In Deutschland war jeder Schultag ein Kampf. Aufgrund der Dyslexie hinkte das Kind im Unterricht hinterher, verlor irgendwann den Anschluss. Der Schulstoff ging komplett an ihr vorbei, mit dem Ergebnis, dass wir am Nachmittag dasaßen und alles noch mal machen mussten. Meine Versuche seitens der Lehrer Hilfe für das Kind zu bekommen wurden komplett abgeschmettert. Begründung: es gäbe noch andere Kinder in der Klasse, man könne sich nicht nur um mein Kind kümmern. Da es mir allerdings auch verboten war, das Kind aus der Schule zu nehmen und es einem Unterricht zuzuführen, der seinen Bedürfnissen gerecht wurde, war es eine absolute Pattsituation, bei der das Kind auf der Strecke zu bleiben drohte.
Hier in Kanada war alles wesentlich entspannter, ruhiger…
Am Anfang dachten wir auch noch, das sei normal, die Anforderungen würden schon noch anziehen, nach der ersten Woche, immerhin war es kurz nach den Sommerferien, wo noch niemand so richtig da ist, man kennt das ja.
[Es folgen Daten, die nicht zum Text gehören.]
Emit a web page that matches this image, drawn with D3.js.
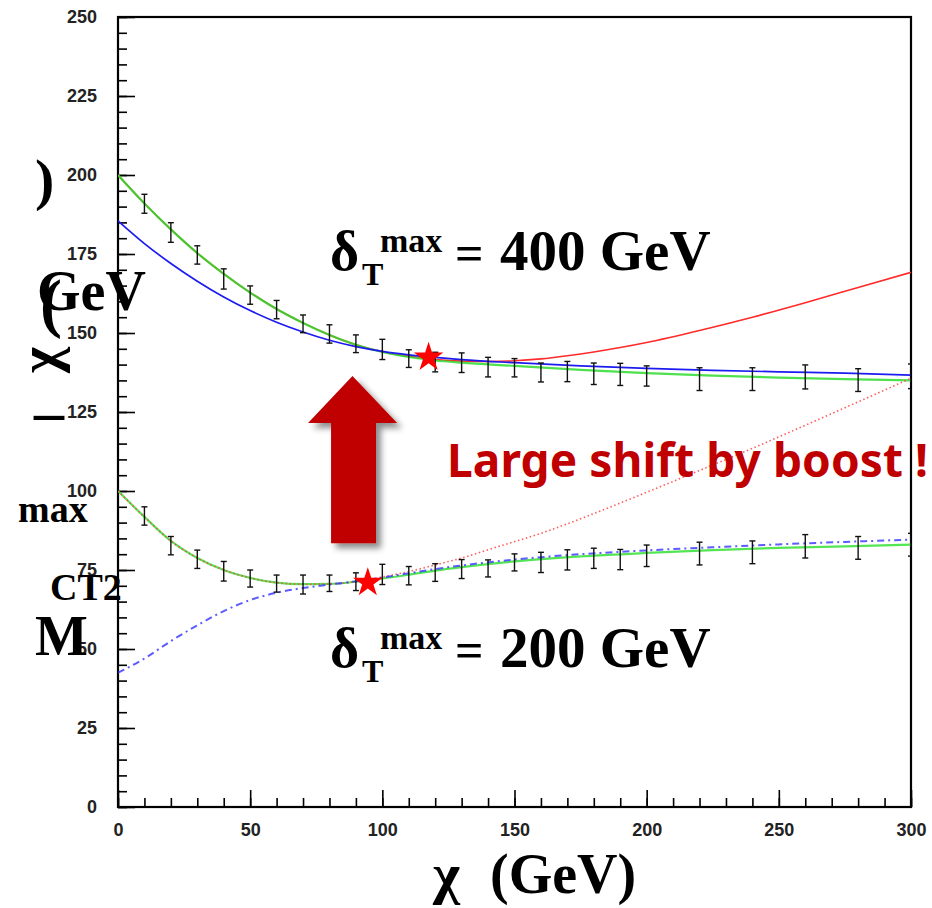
<!DOCTYPE html>
<html>
<head>
<meta charset="utf-8">
<script src="https://cdn.jsdelivr.net/npm/d3@7/dist/d3.min.js"></script>
<style>
body { margin: 0; background: #fff; }
</style>
</head>
<body>
<div id="svg"></div>
<script>

// ---- data ----

// x positions of the measured points (both samples)
var ptX = [10,20,30,40,50,60,70,80,90,100,110,120,130,140,150,160,170,180,190,200,220,240,260,280,300];

// delta_T max = 400 GeV sample
var hiY   = [190.9,181.8,174.7,167.1,162.0,157.4,152.9,149.7,146.6,144.8,141.9,140.8,140.6,139.2,139.0,137.5,137.8,137.1,136.9,136.4,135.4,135.4,136.1,135.1,136.3];
var hiErr = [3.0,3.1,2.9,3.2,2.9,2.9,2.8,2.9,2.8,3.2,2.8,3.1,3.1,3.1,2.9,3.0,3.2,3.4,3.5,3.2,3.6,3.6,3.8,3.6,3.9];

// delta_T max = 200 GeV sample
var loY   = [92.1,82.7,78.4,74.6,72.3,70.7,70.4,70.8,71.3,73.6,73.2,74.2,75.3,75.5,77.4,77.4,78.2,78.7,78.3,79.5,80.2,80.6,82.5,82.0,83.0];
var loErr = [2.9,2.9,2.9,3.1,2.7,2.7,3.0,2.6,2.8,3.2,2.9,2.8,3.0,2.7,2.7,3.2,3.2,3.2,3.2,3.4,3.6,3.6,3.7,3.6,3.6];

// curves: [x, y]
var hiRed = [[0,200],[10,191],[20,182.8],[30,175.3],[40,168.7],[50,162.8],[60,157.6],[70,153.2],[80,149.4],[90,146.3],
	     [100,144.1],[110,142.6],[120,141.6],[130,141.1],[140,141],[150,141.2],[160,141.8],[170,142.8],[180,144],
	     [190,145.4],[200,147],[220,150.8],[240,155],[260,159.6],[280,164.4],[300,169.2]];
var hiGreen = [[0,200],[10,191],[20,182.8],[30,175.3],[40,168.7],[50,162.8],[60,157.6],[70,153.2],[80,149.4],[90,146.3],
	       [100,144],[110,142.4],[120,141.3],[130,140.6],[150,139.6],[175,138.3],[200,137.3],[225,136.5],[250,135.9],
	       [275,135.4],[300,135]];
var hiBlue = [[0,185.5],[10,178.3],[20,172],[30,166.4],[40,161.4],[50,157.1],[60,153.4],[70,150.3],[80,147.7],[90,145.7],
	      [100,144.2],[110,143.1],[120,142.3],[130,141.6],[150,140.6],[175,139.6],[200,138.8],[225,138.2],[250,137.7],
	      [275,137.3],[300,136.7]];

var loGreen = [[0,100],[10,91.8],[20,84.2],[30,78.8],[40,75],[50,72.5],[60,71],[70,70.5],[80,70.6],[90,71.3],
	       [100,72.3],[110,73.5],[120,74.8],[130,75.9],[150,77.7],[175,79.3],[200,80.4],[225,81.3],[250,82],
	       [275,82.5],[300,83]];
var loBlue = [[0,42.5],[10,47],[20,52.5],[30,57.5],[40,62],[50,65.5],[60,67.8],[70,69.3],[80,70.4],[90,71.4],
	      [100,72.6],[120,75.3],[150,78.3],[175,80],[200,81.2],[225,82.2],[250,83.1],[275,83.9],[300,84.6]];
var loRed = [[0,100],[10,91.8],[20,84.2],[30,78.8],[40,75],[50,72.5],[60,71],[70,70.5],[80,70.6],[90,71.3],
	     [100,72.8],[110,74.5],[120,76.6],[130,78.8],[145,82.7],[160,86.6],[175,91.2],[190,96.2],[200,99.6],
	     [220,106.5],[240,113.5],[260,120.8],[280,128.2],[300,135.7]];

// kink positions (stars)
var stars = [[117.5,142.3],[94.5,71]];

// arrow outline, in data units
var arrowShape = [[80.6,83.5],[97.6,83.5],[97.6,121.5],[105.6,121.5],[88.7,136.4],[71.9,121.5],[80.6,121.5]];

var xMajor = d3.range(0, 301, 50);
var xMinor = d3.range(0, 301, 10);
var yMajor = d3.range(0, 251, 25);
var yMinor = d3.range(0, 251, 5);


// ---- drawing ----

var W = 932, H = 908;
var frame = {left: 118, right: 911, top: 17, bot: 807};

var x = d3.scaleLinear().domain([0,300]).range([frame.left, frame.right]);
var y = d3.scaleLinear().domain([0,250]).range([frame.bot, frame.top]);

var svg = d3.select("#svg").append("svg")
    .attr("width", W)
    .attr("height", H)
    .style("font-family", "'Liberation Serif','Times New Roman',serif");

var defs = svg.append("defs");
defs.append("clipPath")
    .attr("id", "plotclip")
    .append("rect")
    .attr("x", frame.left)
    .attr("y", frame.top)
    .attr("width", frame.right - frame.left)
    .attr("height", frame.bot - frame.top);
var shadow = defs.append("filter")
    .attr("id", "shadow")
    .attr("x", "-30%").attr("y", "-30%")
    .attr("width", "160%").attr("height", "160%");
shadow.append("feDropShadow")
    .attr("dx", 5).attr("dy", 5)
    .attr("stdDeviation", 3)
    .attr("flood-color", "#000")
    .attr("flood-opacity", 0.45);

draw_axes();
draw_curves();
draw_points();
draw_stars();
draw_arrow();
draw_labels();


function draw_axes() {
    var ax = svg.append("g").attr("class", "axes");

    // minor ticks
    ax.append("g")
	.attr("transform", "translate(" + frame.left + ",0)")
	.call(d3.axisLeft(y).tickValues(yMinor).tickSize(-9).tickSizeOuter(0).tickFormat(""));
    ax.append("g")
	.attr("transform", "translate(0," + frame.bot + ")")
	.call(d3.axisBottom(x).tickValues(xMinor).tickSize(-9).tickSizeOuter(0).tickFormat(""));

    // major ticks + labels
    ax.append("g")
	.attr("class", "ylab")
	.attr("transform", "translate(" + frame.left + ",0)")
	.call(d3.axisLeft(y).tickValues(yMajor).tickSize(-17).tickSizeOuter(0).tickPadding(21));
    ax.append("g")
	.attr("class", "xlab")
	.attr("transform", "translate(0," + frame.bot + ")")
	.call(d3.axisBottom(x).tickValues(xMajor).tickSize(-17).tickSizeOuter(0).tickPadding(16));

    ax.selectAll(".domain").remove();
    ax.selectAll(".tick line")
	.attr("stroke", "#000")
	.attr("stroke-width", 1.6);
    ax.selectAll(".tick text")
	.attr("fill", "#222")
	.style("font-family", "'Liberation Sans',Arial,sans-serif")
	.style("font-weight", "bold")
	.style("font-size", "18px");

    // frame
    svg.append("rect")
	.attr("x", frame.left)
	.attr("y", frame.top)
	.attr("width", frame.right - frame.left)
	.attr("height", frame.bot - frame.top)
	.attr("fill", "none")
	.attr("stroke", "#000")
	.attr("stroke-width", 2.2);
}

function draw_curves() {
    var line = d3.line()
	.x(function(d) { return x(d[0]); })
	.y(function(d) { return y(d[1]); })
	.curve(d3.curveMonotoneX);

    var cg = svg.append("g").attr("clip-path", "url(#plotclip)").attr("fill", "none");

    var curves = [
	{d: hiRed,   c: "#ff2a2a", w: 1.6, dash: null, op: 1},
	{d: hiGreen, c: "#2edc2e", w: 2.2, dash: null, op: 0.85},
	{d: hiBlue,  c: "#1c1cf0", w: 1.7, dash: null, op: 1},
	{d: loGreen, c: "#35e035", w: 2.2, dash: null, op: 0.85},
	{d: loRed,   c: "#ff4a4a", w: 1.6, dash: "1.5,2.6", op: 0.9},
	{d: loBlue,  c: "#3434ff", w: 2.0, dash: "7,4,2,4", op: 0.8}
    ];

    cg.selectAll("path.curve")
	.data(curves)
	.enter().append("path")
	.attr("class", "curve")
	.attr("d", function(c) { return line(c.d); })
	.attr("stroke", function(c) { return c.c; })
	.attr("stroke-width", function(c) { return c.w; })
	.attr("stroke-opacity", function(c) { return c.op; })
	.attr("stroke-dasharray", function(c) { return c.dash; });
}

function draw_points() {
    var pts = [];
    for (var i = 0 ; i < ptX.length ; i++) {
	pts.push({x: ptX[i], v: hiY[i], e: hiErr[i]});
	pts.push({x: ptX[i], v: loY[i], e: loErr[i]});
    }

    var eg = svg.append("g")
	.attr("clip-path", "url(#plotclip)")
	.attr("stroke", "#111")
	.attr("stroke-width", 1.4);

    var bars = eg.selectAll("g.bar")
	.data(pts)
	.enter().append("g")
	.attr("class", "bar");
    bars.append("line")
	.attr("x1", function(d) { return x(d.x); })
	.attr("x2", function(d) { return x(d.x); })
	.attr("y1", function(d) { return y(d.v + d.e); })
	.attr("y2", function(d) { return y(d.v - d.e); });
    [1, -1].forEach(function(s) {
	bars.append("line")
	    .attr("x1", function(d) { return x(d.x) - 3; })
	    .attr("x2", function(d) { return x(d.x) + 3; })
	    .attr("y1", function(d) { return y(d.v + s * d.e); })
	    .attr("y2", function(d) { return y(d.v + s * d.e); });
    });
}

function draw_stars() {
    svg.append("g").selectAll("path")
	.data(stars)
	.enter().append("path")
	.attr("d", d3.symbol(d3.symbolStar, 270))
	.attr("transform", function(d) { return "translate(" + x(d[0]) + "," + y(d[1]) + ")"; })
	.attr("fill", "#ff0000");
}

function draw_arrow() {
    svg.append("path")
	.datum(arrowShape)
	.attr("d", d3.line()
	      .x(function(d) { return x(d[0]); })
	      .y(function(d) { return y(d[1]); }))
	.attr("fill", "#c00000")
	.attr("filter", "url(#shadow)");
}

function delta_label(yb, value) {
    var t = svg.append("text")
	.attr("fill", "#000")
	.style("font-weight", "bold");
    t.append("tspan").attr("x", 330).attr("y", yb).style("font-size", "56px").text("δ");
    t.append("tspan").attr("x", 362).attr("y", yb + 15).style("font-size", "32px").text("T");
    t.append("tspan").attr("x", 380).attr("y", yb - 18).style("font-size", "34px").text("max");
    t.append("tspan").attr("x", 455).attr("y", yb).style("font-size", "50px").text("=");
    t.append("tspan").attr("x", 500).attr("y", yb).style("font-size", "57px").text(value + " GeV");
}

function draw_labels() {
    delta_label(270, "400");
    delta_label(667, "200");

    svg.append("text")
	.attr("x", 447)
	.attr("y", 477)
	.attr("fill", "#c00000")
	.attr("textLength", 481)
	.attr("lengthAdjust", "spacing")
	.style("font-family", "'Noto Sans',sans-serif")
	.style("font-weight", "bold")
	.style("font-size", "46px")
	.text("Large shift by boost !");

    // x title
    var xt = svg.append("text")
	.attr("y", 893)
	.attr("fill", "#000")
	.style("font-weight", "bold")
	.style("font-size", "58px");
    xt.append("tspan").attr("x", 433).text("χ");
    xt.append("tspan").attr("x", 490).style("font-size", "56px").text("(GeV)");

    // y title, as it is scattered in the picture
    var yl = svg.append("g")
	.attr("fill", "#000")
	.style("font-weight", "bold");
    yl.append("text").attr("x", 35).attr("y", 199).style("font-size", "58px").text(")");
    yl.append("text").attr("x", 40).attr("y", 325).style("font-size", "66px").text("(");
    yl.append("text").attr("x", 37).attr("y", 310).style("font-size", "56px").text("GeV");
    yl.append("text")
	.attr("transform", "translate(44,360) rotate(-90)")
	.attr("text-anchor", "middle")
	.attr("dy", "0.25em")
	.style("font-size", "56px")
	.text("χ");
    yl.append("text").attr("x", 34).attr("y", 412).style("font-size", "60px").text("_");
    yl.append("text").attr("x", 18).attr("y", 522).style("font-size", "38px").text("max");
    yl.append("text").attr("x", 50).attr("y", 600).style("font-size", "38px").text("CT2");
    yl.append("text").attr("x", 35).attr("y", 655).style("font-size", "56px").text("M");
}

</script>
</body>
</html>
Dass es dann zu so einem Laissez faire ausarten würde, bei dem das Kind plötzlich für seine „Aufsässigkeit“ niedergemacht wurde, einfach weil es sich, ganz deutsche Ordnung, im Unterricht auf jede Frage meldete… Wer hätte das ahnen können?
Das Homeschooling ist für sie das Beste, was ihr passieren konnte und ich wünschte, es wäre in Deutschland auch weiterhin für uns verfügbar, denn für Kinder, wie meines, dass nicht in dem gleichen Tempo und in der gleichen Art und Weise lernt, wie andere Kinder, ist der Einzelunterricht, der flexibel auf sie abgestimmt werden kann ein Gewinn. Nicht zuletzt auch, weil wir ihr die Hilfestellung geben können, die sie benötigt, ohne die Leistungsanforderungen zu verändern, eine Möglichkeit die Dyslexiker in Deutschland haben, auf die Lehrer und Eltern anderer Kinder aber immer wieder geradezu allergisch reagieren. Durch das homeschooling Programm der ILS hat mein Kind zum ersten Mal beweisen können, dass Dyslexie keine Frage von Intelligenz ist und es hat zum ersten Mal lernen können, wie sich Unterricht jenseits von ewigem Nachholen, Druck und Streß anfühlt. Es wäre schön, wenn Deutschland dieses Model auch im Inland für Bedürftige zur Verfügung stellen würde, ja wir wären sogar bereit die Kosten für diese Form des Unterrichts auch weiterhin zu übernehmen.
Ansonsten kann ich nur sagen: Jeder der vorhat mit seinem Kind ins Ausland zu gehen und noch auf der Suche nach einer Alternative zu den Schulen vor Ort ist: macht euch bei der ILS schlau. Es ist gut angelegtes Geld!